Can American Funds Win Back Advisors?

America_FundsLogoAmerican Funds, which has notoriously and historically been media-shy, is now trying to change that, at least with advisor-facing publications. And there's good reason for the change. Long considered the darling of the mutual fund world, American Funds bled $81.5 billion in assets in 2011, and lost another $10 billion in assets during the first two months of this year, according to Morningstar. Now, the company is trying to win back the hearts of advisors, launching a new series of funds of funds, ramping up its advertising in trade publications that reach advisors, and rolling out a Facebook page and YouTube channel. The company will also start making its business professionals available to advisor-facing publications, such as Registered Rep., for the first time.

I sat down with the fund family’s spokesman Chuck Freadhoff to hear more about the new initiatives, which get underway next month. Freadhoff said nothing has changed on the investments side; it still has the same investment philosophy and multi-manager approach to running its funds. But a lot is changing on the business side.

For one, the fund company is going to start advertising in select trade publications, a big leap for a company that has never advertised. The company only sells through advisors, not direct to retail investors, so the advertising will be targeted at advisors. The company has also launched a Facebook page. The new YouTube channel, coming this summer, will feature the company’s executives talking about investment themes, such as dividend investing. But it won’t be product-oriented.
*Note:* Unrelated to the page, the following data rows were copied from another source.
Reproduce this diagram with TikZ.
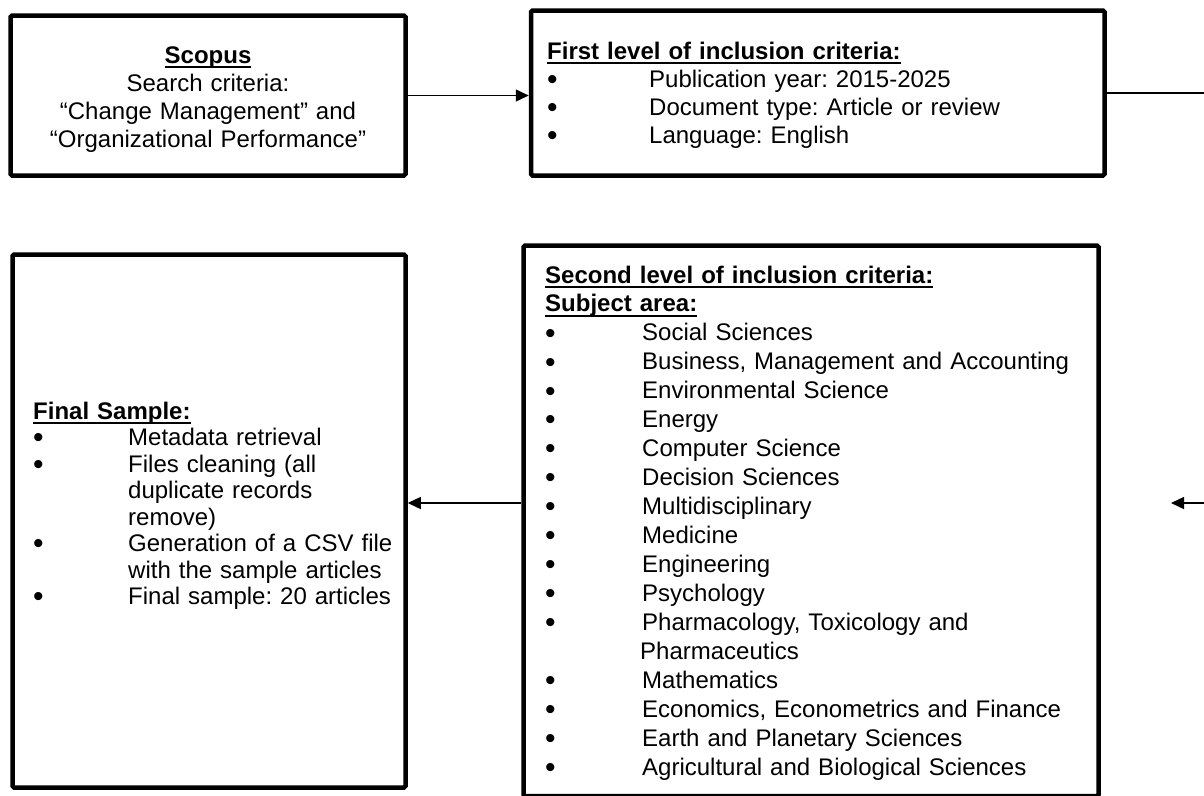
\documentclass[tikz,border=0pt]{standalone}
\usepackage{fontspec}
\setmainfont{Liberation Sans}
\usetikzlibrary{arrows.meta}
\frenchspacing

% underlined bold heading (underline ignores descenders)
\newlength\ulwidth
\newcommand\headline[1]{\leavevmode\settowidth{\ulwidth}{\textbf{#1}}%
  \rlap{\rule[-5pt]{\ulwidth}{2pt}}\textbf{#1}}
% list bullet, a little larger than the text bullet
\newcommand\listdot{\smash{\raisebox{-2.2pt}{\fontsize{30}{30}\selectfont\textbullet}}}
% bullet followed by a tab stop
\newlength\bulletcol
\newcommand\bulletrow[1]{\leavevmode\makebox[\bulletcol][l]{\listdot}#1}
\newcommand\hangrow[1]{\leavevmode\hspace*{\bulletcol}#1}

\begin{document}
\begin{tikzpicture}[x=1pt,y=-1pt,
  frame/.style={draw=black, line width=4.5pt, inner sep=0pt, rounded corners=1.5pt},
  txt/.style={inner sep=0pt, font=\fontsize{24}{28}\selectfont},
  conn/.style={draw=black, line width=1.4pt},
  tip/.style={-{Triangle[length=13pt,width=12pt]}}
]
\useasboundingbox (0,0) rectangle (1204,795);

% frames
\node[frame, minimum width=395pt, minimum height=160pt] (scopus) at (208,95.5) {};
\node[frame, minimum width=573.5pt, minimum height=165pt] (first) at (817.75,93) {};
\node[frame, minimum width=393pt, minimum height=533pt] (final) at (209,521) {};
\node[frame, minimum width=575pt, minimum height=550.5pt] (second) at (811,520.75) {};

% texts
\node[txt, anchor=base, align=center, text width=390pt] (scopustext) at (208,63)
  {\headline{Scopus}\\
   Search criteria:\\
   “Change Management” and\\
   “Organizational Performance”};

\node[txt, anchor=base west, align=left, text width=540pt] (firsttext) at (547,59)
  {\setlength\bulletcol{102pt}%
   \headline{First level of inclusion criteria:}\\
   \bulletrow{Publication year: 2015-2025}\\
   \bulletrow{Document type: Article or review}\\
   \bulletrow{Language: English}};

\node[txt, anchor=base west, align=left, text width=370pt,
      font=\fontsize{24}{26.5}\selectfont] (finaltext) at (33,419)
  {\setlength\bulletcol{95pt}%
   \headline{Final Sample:}\\
   \bulletrow{Metadata retrieval}\\
   \bulletrow{Files cleaning (all}\\
   \hangrow{duplicate records}\\
   \hangrow{remove)}\\
   \bulletrow{Generation of a CSV file}\\
   \hangrow{with the sample articles}\\
   \bulletrow{Final sample: 20 articles}};

\node[txt, anchor=base west, align=left, text width=545pt,
      font=\fontsize{24}{28.95}\selectfont] (secondtext) at (545,283)
  {\setlength\bulletcol{97pt}%
   \headline{Second level of inclusion criteria:}\\
   \headline{Subject area:}\\
   \bulletrow{Social Sciences}\\
   \bulletrow{Business, Management and Accounting}\\
   \bulletrow{Environmental Science}\\
   \bulletrow{Energy}\\
   \bulletrow{Computer Science}\\
   \bulletrow{Decision Sciences}\\
   \bulletrow{Multidisciplinary}\\
   \bulletrow{Medicine}\\
   \bulletrow{Engineering}\\
   \bulletrow{Psychology}\\
   \bulletrow{Pharmacology, Toxicology and}\\
   \leavevmode\hspace*{95pt}Pharmaceutics\\
   \bulletrow{Mathematics}\\
   \bulletrow{Economics, Econometrics and Finance}\\
   \bulletrow{Earth and Planetary Sciences}\\
   \bulletrow{Agricultural and Biological Sciences}};

% connectors
\coordinate (offA) at (1215,93);
\coordinate (offB) at (1215,503);
\coordinate (stopB) at (1171,503);
\draw[conn, tip] (scopus.east) -- (scopus.east -| first.west);
\draw[conn] (first.east) -- (offA);
\draw[conn, tip] (offB) -- (stopB);
\draw[conn, tip] (second.west |- offB) -- (final.east |- offB);
\end{tikzpicture}
\end{document}
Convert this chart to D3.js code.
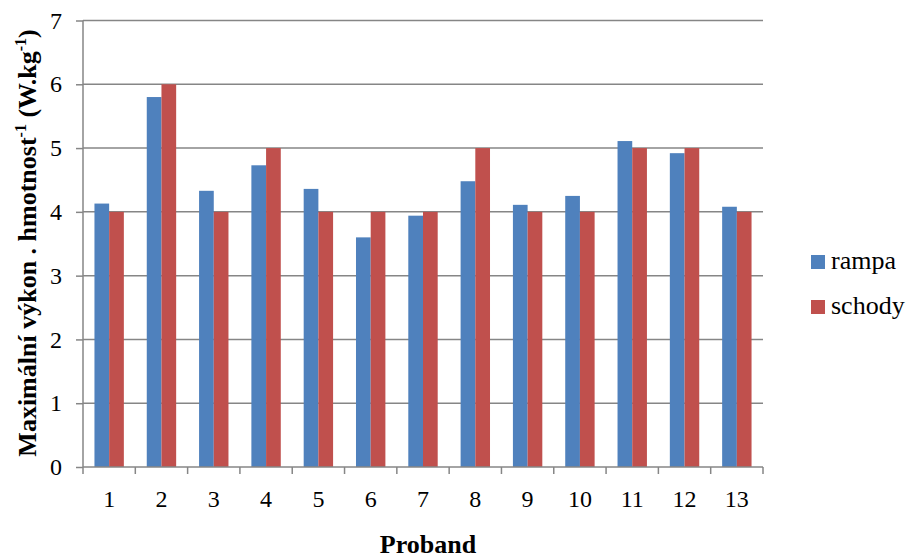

Many have debated the reasons why advisors have been taking money out of American Funds in droves. Our February 2011 cover story outlined many of the possible reasons. Perhaps it was poor performance, or a symptom of the move away from active mutual funds toward more passive instruments. Maybe it was the effect of the equity market volatility, or perhaps advisors didn’t like the company’s wholesaling approach anymore. Equities, which constitute a large part of their fund line-up, are out of favor with investors. But the primary reason, according to Freadhoff, is bad performance over the last couple years.

Some of the changes going on at American Funds came out of advisors telling the firm, ‘You’re not making our lives any easier,’ Freadhoff said. One way the company is trying to make their lives easier is with a new line-up of funds of funds, eight of them to be exact, also coming in May. They’ll provide different three types of portfolios that advisors can use with clients depending on their risk tolerance, including accumulation portfolios, balanced portfolios and preservation portfolios. Although there will be several American Funds within these funds, there will only be one ticket charge.

Of course, I understand why American Funds is trying to get in front of advisors. It’s not as if advisors don’t know they are, but many of them simply lost faith in the fund company and walked away. If they want to get their attention, they’ve got to show that things have changed. The question is, will the new efforts work?